WORK TO BE COMPLETED →
In the listing that follows, retype every line from the first through the one containing "a_crit_x, a_crit_top = 3.88, 20.3". Pictures are to be left out.

DATA LINES →
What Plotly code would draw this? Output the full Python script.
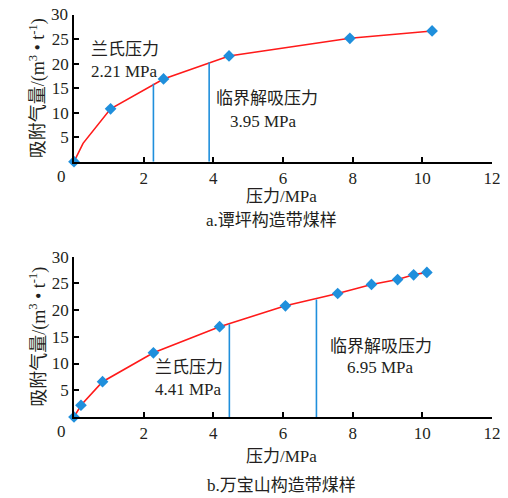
import plotly.graph_objects as go

# ---- data: a. 谭坪构造带煤样 ----
a_px = [0.0, 1.05, 2.57, 4.45, 7.92, 10.28]
a_py = [0.0, 10.8, 16.9, 21.6, 25.2, 26.7]
a_line_x = [0.0, 0.26, 1.05, 2.57, 4.45, 7.92, 10.28]
a_line_y = [0.0, 3.75, 10.8, 16.9, 21.6, 25.2, 26.7]
a_lang_x, a_lang_top = 2.28, 15.9
a_crit_x, a_crit_top = 3.88, 20.3

# ---- data: b. 万宝山构造带煤样 ----
b_px = [0.0, 0.2, 0.82, 2.28, 4.18, 6.07, 7.57, 8.54, 9.29, 9.75, 10.13]
b_py = [0.0, 2.2, 6.6, 12.0, 16.9, 20.8, 23.1, 24.8, 25.7, 26.6, 27.05]
b_lang_x, b_lang_top = 4.46, 17.35
b_crit_x, b_crit_top = 6.96, 22.0

x_ticks = [2, 4, 6, 8, 10, 12]
y_ticks = [5, 10, 15, 20, 25, 30]
y_ticktext = [str(v) for v in y_ticks]

RED = "#ff1a1a"
BLUE = "#1f8fdc"
TXT = "#231f20"
SERIF = "Liberation Serif, Times New Roman, Noto Sans CJK SC, serif"
CJK = "Liberation Serif, Noto Sans CJK SC, serif"

fig = go.Figure()

def add_panel(xa, ya, lx, ly, px, py, v1, v2):
    fig.add_trace(go.Scatter(x=lx, y=ly, mode="lines", line=dict(color=RED, width=1.6),
                             xaxis=xa, yaxis=ya, cliponaxis=False, showlegend=False))
    for vx, vt in (v1, v2):
        fig.add_trace(go.Scatter(x=[vx, vx], y=[0, vt], mode="lines",
                                 line=dict(color=BLUE, width=1.6),
                                 xaxis=xa, yaxis=ya, showlegend=False))
    fig.add_trace(go.Scatter(x=px, y=py, mode="markers",
                             marker=dict(symbol="diamond", size=9, color=BLUE),
                             xaxis=xa, yaxis=ya, cliponaxis=False, showlegend=False))

add_panel("x", "y", a_line_x, a_line_y, a_px, a_py,
          (a_lang_x, a_lang_top), (a_crit_x, a_crit_top))
add_panel("x2", "y2", b_px, b_py, b_px, b_py,
          (b_lang_x, b_lang_top), (b_crit_x, b_crit_top))

ax_common = dict(showline=True, linecolor="black", linewidth=1.5, ticks="inside",
                 ticklen=5, tickwidth=1.5, tickcolor="black", showgrid=False,
                 zeroline=False, automargin=False,
                 tickfont=dict(family=SERIF, size=17, color=TXT))

# page body has an 8px default margin, so the figure is offset by (8, 8)
fig.update_layout(
    width=500, height=490,
    margin=dict(l=66, r=16, t=6, b=81, autoexpand=False),
    paper_bgcolor="white", plot_bgcolor="white",
    xaxis=dict(domain=[0, 1], range=[0, 12], tickvals=x_ticks, anchor="y", **ax_common),
    # top label of the upper panel would poke above the page edge; drawn as annotation below
    yaxis=dict(domain=[0.6335, 0.998], range=[0, 30], tickvals=y_ticks,
               ticktext=y_ticktext[:-1] + [""], anchor="x", **ax_common),
    xaxis2=dict(domain=[0, 1], range=[0, 12], tickvals=x_ticks, anchor="y2", **ax_common),
    yaxis2=dict(domain=[0, 0.398], range=[0, 30], tickvals=y_ticks, anchor="x2", **ax_common),
)

def ann(text, x, y, xref, yref, size=17, **kw):
    fig.add_annotation(text=text, x=x, y=y, xref=xref, yref=yref, showarrow=False,
                       font=dict(family=CJK, size=size, color=TXT), **kw)

ytitle = "吸附气量/(m<sup>3</sup> • t<sup>-1</sup>)"
# top panel texts
ann(y_ticktext[-1], 0, y_ticks[-1], "paper", "y", xanchor="right", xshift=-4)
ann(ytitle, 0, 15, "paper", "y", size=18, textangle=-90, xshift=-50)
ann("0", 0, 0, "x", "y", xshift=-13, yshift=-15)
ann("压力/MPa", 5.96, 0, "x", "y", yshift=-35)
ann("a.谭坪构造带煤样", 5.68, 0, "x", "y", yshift=-59)
ann("兰氏压力", 0.43, 22.9, "x", "y", xanchor="left")
ann("2.21 MPa", 0.43, 18.4, "x", "y", xanchor="left")
ann("临界解吸压力", 5.53, 12.9, "x", "y")
ann("3.95 MPa", 5.43, 8.2, "x", "y")
# bottom panel texts
ann(ytitle, 0, 15, "paper", "y2", size=18, textangle=-90, xshift=-50)
ann("0", 0, 0, "x2", "y2", xshift=-13, yshift=-15)
ann("压力/MPa", 5.96, 0, "x2", "y2", yshift=-40)
ann("b.万宝山构造带煤样", 5.96, 0, "x2", "y2", yshift=-69)
ann("兰氏压力", 2.27, 9.3, "x2", "y2", xanchor="left")
ann("4.41 MPa", 2.27, 5.1, "x2", "y2", xanchor="left")
ann("临界解吸压力", 8.81, 13.1, "x2", "y2")
ann("6.95 MPa", 8.79, 9.2, "x2", "y2")

fig.write_html("out.html")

ANSWER IN FULL →
What Plotly code would draw this? Output the full Python script.
import plotly.graph_objects as go

# ---- data: a. 谭坪构造带煤样 ----
a_px = [0.0, 1.05, 2.57, 4.45, 7.92, 10.28]
a_py = [0.0, 10.8, 16.9, 21.6, 25.2, 26.7]
a_line_x = [0.0, 0.26, 1.05, 2.57, 4.45, 7.92, 10.28]
a_line_y = [0.0, 3.75, 10.8, 16.9, 21.6, 25.2, 26.7]
a_lang_x, a_lang_top = 2.28, 15.9
a_crit_x, a_crit_top = 3.88, 20.3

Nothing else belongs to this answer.